As an occupying state, Russia has no right to apply its legislation on occupied territory, nor to forcibly take Ukrainian citizens to Russia.  All of these abductions of civilians are in flagrant violation of international law, as is Russia’s practice of holding both men and women incommunicado and subjecting them to torture.  All of this would apply even if the Russian invaders believed Zinovkin to be involved in some kind of partisan activities.

In fact, the secrecy around the charges and the fact that he was first shown on a video together with civic journalists, raise serious doubts about any grounds at all.  This would not be the first time that the Russians treat abducted Ukrainians like a joker in a pack of cards or blank tile in Scrablle, to be added to whatever surreal ‘terrorism’ or ‘sabotage’ plot they are concocting.

The Russian propaganda feature on Vesti was mainly about young Ukrainian Telegram channel journalists or administrators whom the Russians had held prisoner for over two months.  All of them, including 19-year-old Yana Suvorova, had clearly been tortured and/or terrorized into playing their allocated roles in the propaganda video aimed at intimidating other Melitopol residents into silence and submission.
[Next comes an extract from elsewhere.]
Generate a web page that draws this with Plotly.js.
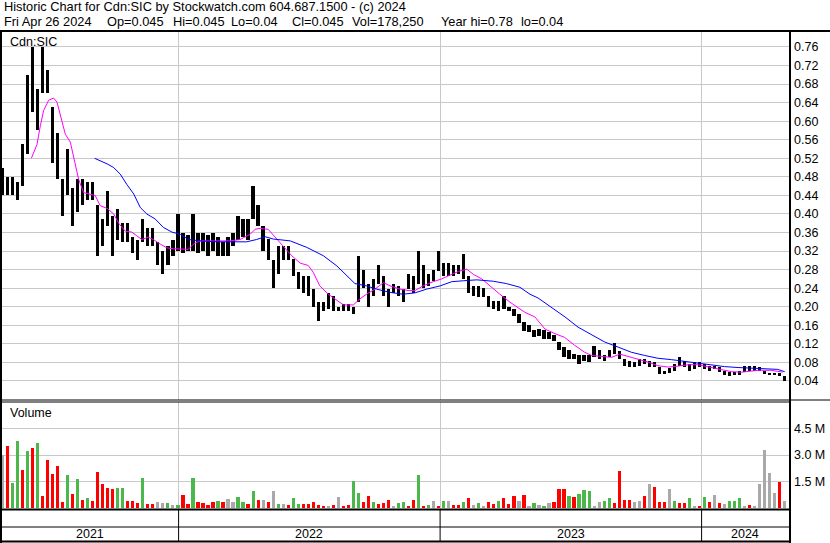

Although entirely clear that the administrations of RIA Melitopol’ and ‘Melitopol is Ukraine’ had been targeted for their role in providing truthful information about Russia’s war of aggression, they were accused of ‘terrorism’ and forced to ‘repent’ on camera.  It is likely that Heorhiy Levchenko, administrator of RIA Melitopol had been abducted on or before 20 August 2023 when the channel was hacked into and hijacked, probably around the same time as the other administrators: Yana Suvorova; Mark Kaliush; Oleksandr Malyshev, and Maksym Rupchov

Without mentioning that he had been abducted much earlier, the program added images of Kostiantyn Zinovkin (spelling his surname as Zenovkin), with the accompany commentary calling him “a zombie”. Such a term, according to the propaganda narrative, was because “he is convinced that Russia in 2014 seized Donbas, that over nine years, neither Donetsk, nor Luhansk, nor other cities of the region were not subjected to daily artillery strikes from Ukraine.  He calls his country independent and has no doubt that western weapons are brotherly assistance.”  A position, in short, to which only Russia and its allies in aggression object.  No mention, in short, is made of anything but what, to the Russian regime, may constitute thought crime, nor is any attempt made to explain why Zinvokin is shown on the same program as the young Telegram administrators.

In April 2024, Liucienna told MediaZona that her husband’s letters had mentioned that he is likely to be ‘tried’ in Rostov-on-Don. This will almost certainly be at the same Southern District Military Court which has been churning out politically motivated sentences against Ukrainians since 2014.  He writes that he has a state-appointed ‘lawyer, but tells his family that there is no point in “encouraging” this individual, nor in seeking an independent lawyer since they “do not determine anything.”  While the outcome of such ‘trials’ is, almost certainly, predetermined, independent lawyers can at least ensure that details about fabricated (or non-existent) evidence are brought to light, etc.  This is one of the reasons why the FSB use torture, threats and other forces of duress to try to prevent Ukrainian political prisoners from receiving independent legal assistance.